Exercise description — Print the data that follows exactly.

Stored data —

=====

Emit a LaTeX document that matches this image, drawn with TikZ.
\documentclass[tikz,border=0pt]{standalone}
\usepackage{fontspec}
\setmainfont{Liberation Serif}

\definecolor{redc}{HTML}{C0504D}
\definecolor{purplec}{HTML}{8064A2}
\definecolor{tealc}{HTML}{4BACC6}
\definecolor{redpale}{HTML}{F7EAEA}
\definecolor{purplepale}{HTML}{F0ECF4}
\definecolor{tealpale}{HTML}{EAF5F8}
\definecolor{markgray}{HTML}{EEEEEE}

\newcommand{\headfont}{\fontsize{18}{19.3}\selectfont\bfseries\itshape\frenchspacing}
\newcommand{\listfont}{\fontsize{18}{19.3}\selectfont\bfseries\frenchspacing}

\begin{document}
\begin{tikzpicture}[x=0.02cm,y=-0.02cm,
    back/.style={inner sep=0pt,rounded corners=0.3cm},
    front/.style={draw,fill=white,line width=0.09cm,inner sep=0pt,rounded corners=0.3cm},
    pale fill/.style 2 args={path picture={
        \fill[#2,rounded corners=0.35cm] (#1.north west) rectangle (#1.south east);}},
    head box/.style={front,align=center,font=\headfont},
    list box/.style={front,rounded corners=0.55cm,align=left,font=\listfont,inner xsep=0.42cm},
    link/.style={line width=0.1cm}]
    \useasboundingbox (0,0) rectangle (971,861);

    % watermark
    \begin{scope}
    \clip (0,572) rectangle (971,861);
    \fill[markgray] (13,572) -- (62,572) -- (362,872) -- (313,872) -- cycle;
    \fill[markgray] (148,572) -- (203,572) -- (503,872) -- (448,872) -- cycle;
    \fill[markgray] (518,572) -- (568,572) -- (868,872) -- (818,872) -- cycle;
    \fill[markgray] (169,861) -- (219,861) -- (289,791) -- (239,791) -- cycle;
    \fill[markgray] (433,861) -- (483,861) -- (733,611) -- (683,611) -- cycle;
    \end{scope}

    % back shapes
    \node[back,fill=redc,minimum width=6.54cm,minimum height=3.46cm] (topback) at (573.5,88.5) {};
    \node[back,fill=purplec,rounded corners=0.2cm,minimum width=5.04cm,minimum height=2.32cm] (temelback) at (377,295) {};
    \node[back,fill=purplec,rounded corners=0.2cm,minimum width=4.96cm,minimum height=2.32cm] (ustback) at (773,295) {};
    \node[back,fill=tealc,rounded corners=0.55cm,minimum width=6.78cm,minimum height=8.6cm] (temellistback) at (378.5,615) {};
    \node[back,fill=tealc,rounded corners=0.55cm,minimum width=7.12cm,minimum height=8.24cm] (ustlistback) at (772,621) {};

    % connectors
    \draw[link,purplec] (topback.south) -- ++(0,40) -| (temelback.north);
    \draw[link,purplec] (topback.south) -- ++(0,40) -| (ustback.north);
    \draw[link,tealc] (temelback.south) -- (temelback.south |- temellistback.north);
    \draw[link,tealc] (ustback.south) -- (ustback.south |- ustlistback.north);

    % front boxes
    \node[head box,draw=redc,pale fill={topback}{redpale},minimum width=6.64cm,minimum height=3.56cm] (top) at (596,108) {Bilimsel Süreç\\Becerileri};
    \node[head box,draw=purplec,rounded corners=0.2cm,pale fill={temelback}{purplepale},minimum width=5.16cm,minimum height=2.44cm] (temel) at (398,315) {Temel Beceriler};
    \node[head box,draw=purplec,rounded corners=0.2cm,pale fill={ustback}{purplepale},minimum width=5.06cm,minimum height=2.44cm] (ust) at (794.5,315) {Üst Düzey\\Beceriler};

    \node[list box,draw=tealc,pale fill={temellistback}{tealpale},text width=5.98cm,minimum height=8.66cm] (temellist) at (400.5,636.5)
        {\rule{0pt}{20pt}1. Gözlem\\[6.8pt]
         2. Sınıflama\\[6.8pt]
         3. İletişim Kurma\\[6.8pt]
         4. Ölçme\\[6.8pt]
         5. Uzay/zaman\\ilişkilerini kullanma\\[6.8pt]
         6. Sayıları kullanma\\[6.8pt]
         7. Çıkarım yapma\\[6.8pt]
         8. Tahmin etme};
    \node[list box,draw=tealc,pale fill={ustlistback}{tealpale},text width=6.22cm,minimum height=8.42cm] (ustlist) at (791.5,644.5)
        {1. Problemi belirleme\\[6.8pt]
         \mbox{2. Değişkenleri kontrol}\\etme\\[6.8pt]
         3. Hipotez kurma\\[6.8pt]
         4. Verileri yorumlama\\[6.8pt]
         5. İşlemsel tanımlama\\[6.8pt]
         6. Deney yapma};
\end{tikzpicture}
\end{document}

=====

Written solution —
Emit a LaTeX document that matches this image, drawn with TikZ.
\documentclass[tikz,border=0pt]{standalone}
\usepackage{fontspec}
\setmainfont{Liberation Serif}

\definecolor{redc}{HTML}{C0504D}
\definecolor{purplec}{HTML}{8064A2}
\definecolor{tealc}{HTML}{4BACC6}
\definecolor{redpale}{HTML}{F7EAEA}
\definecolor{purplepale}{HTML}{F0ECF4}
\definecolor{tealpale}{HTML}{EAF5F8}
\definecolor{markgray}{HTML}{EEEEEE}

\newcommand{\headfont}{\fontsize{18}{19.3}\selectfont\bfseries\itshape\frenchspacing}
\newcommand{\listfont}{\fontsize{18}{19.3}\selectfont\bfseries\frenchspacing}

\begin{document}
\begin{tikzpicture}[x=0.02cm,y=-0.02cm,
    back/.style={inner sep=0pt,rounded corners=0.3cm},
    front/.style={draw,fill=white,line width=0.09cm,inner sep=0pt,rounded corners=0.3cm},
    pale fill/.style 2 args={path picture={
        \fill[#2,rounded corners=0.35cm] (#1.north west) rectangle (#1.south east);}},
    head box/.style={front,align=center,font=\headfont},
    list box/.style={front,rounded corners=0.55cm,align=left,font=\listfont,inner xsep=0.42cm},
    link/.style={line width=0.1cm}]
    \useasboundingbox (0,0) rectangle (971,861);

    % watermark
    \begin{scope}
    \clip (0,572) rectangle (971,861);
    \fill[markgray] (13,572) -- (62,572) -- (362,872) -- (313,872) -- cycle;
    \fill[markgray] (148,572) -- (203,572) -- (503,872) -- (448,872) -- cycle;
    \fill[markgray] (518,572) -- (568,572) -- (868,872) -- (818,872) -- cycle;
    \fill[markgray] (169,861) -- (219,861) -- (289,791) -- (239,791) -- cycle;
    \fill[markgray] (433,861) -- (483,861) -- (733,611) -- (683,611) -- cycle;
    \end{scope}

    % back shapes
    \node[back,fill=redc,minimum width=6.54cm,minimum height=3.46cm] (topback) at (573.5,88.5) {};
    \node[back,fill=purplec,rounded corners=0.2cm,minimum width=5.04cm,minimum height=2.32cm] (temelback) at (377,295) {};
    \node[back,fill=purplec,rounded corners=0.2cm,minimum width=4.96cm,minimum height=2.32cm] (ustback) at (773,295) {};
    \node[back,fill=tealc,rounded corners=0.55cm,minimum width=6.78cm,minimum height=8.6cm] (temellistback) at (378.5,615) {};
    \node[back,fill=tealc,rounded corners=0.55cm,minimum width=7.12cm,minimum height=8.24cm] (ustlistback) at (772,621) {};

    % connectors
    \draw[link,purplec] (topback.south) -- ++(0,40) -| (temelback.north);
    \draw[link,purplec] (topback.south) -- ++(0,40) -| (ustback.north);
    \draw[link,tealc] (temelback.south) -- (temelback.south |- temellistback.north);
    \draw[link,tealc] (ustback.south) -- (ustback.south |- ustlistback.north);

    % front boxes
    \node[head box,draw=redc,pale fill={topback}{redpale},minimum width=6.64cm,minimum height=3.56cm] (top) at (596,108) {Bilimsel Süreç\\Becerileri};
    \node[head box,draw=purplec,rounded corners=0.2cm,pale fill={temelback}{purplepale},minimum width=5.16cm,minimum height=2.44cm] (temel) at (398,315) {Temel Beceriler};
    \node[head box,draw=purplec,rounded corners=0.2cm,pale fill={ustback}{purplepale},minimum width=5.06cm,minimum height=2.44cm] (ust) at (794.5,315) {Üst Düzey\\Beceriler};

    \node[list box,draw=tealc,pale fill={temellistback}{tealpale},text width=5.98cm,minimum height=8.66cm] (temellist) at (400.5,636.5)
        {\rule{0pt}{20pt}1. Gözlem\\[6.8pt]
         2. Sınıflama\\[6.8pt]
         3. İletişim Kurma\\[6.8pt]
         4. Ölçme\\[6.8pt]
         5. Uzay/zaman\\ilişkilerini kullanma\\[6.8pt]
         6. Sayıları kullanma\\[6.8pt]
         7. Çıkarım yapma\\[6.8pt]
         8. Tahmin etme};
    \node[list box,draw=tealc,pale fill={ustlistback}{tealpale},text width=6.22cm,minimum height=8.42cm] (ustlist) at (791.5,644.5)
        {1. Problemi belirleme\\[6.8pt]
         \mbox{2. Değişkenleri kontrol}\\etme\\[6.8pt]
         3. Hipotez kurma\\[6.8pt]
         4. Verileri yorumlama\\[6.8pt]
         5. İşlemsel tanımlama\\[6.8pt]
         6. Deney yapma};
\end{tikzpicture}
\end{document}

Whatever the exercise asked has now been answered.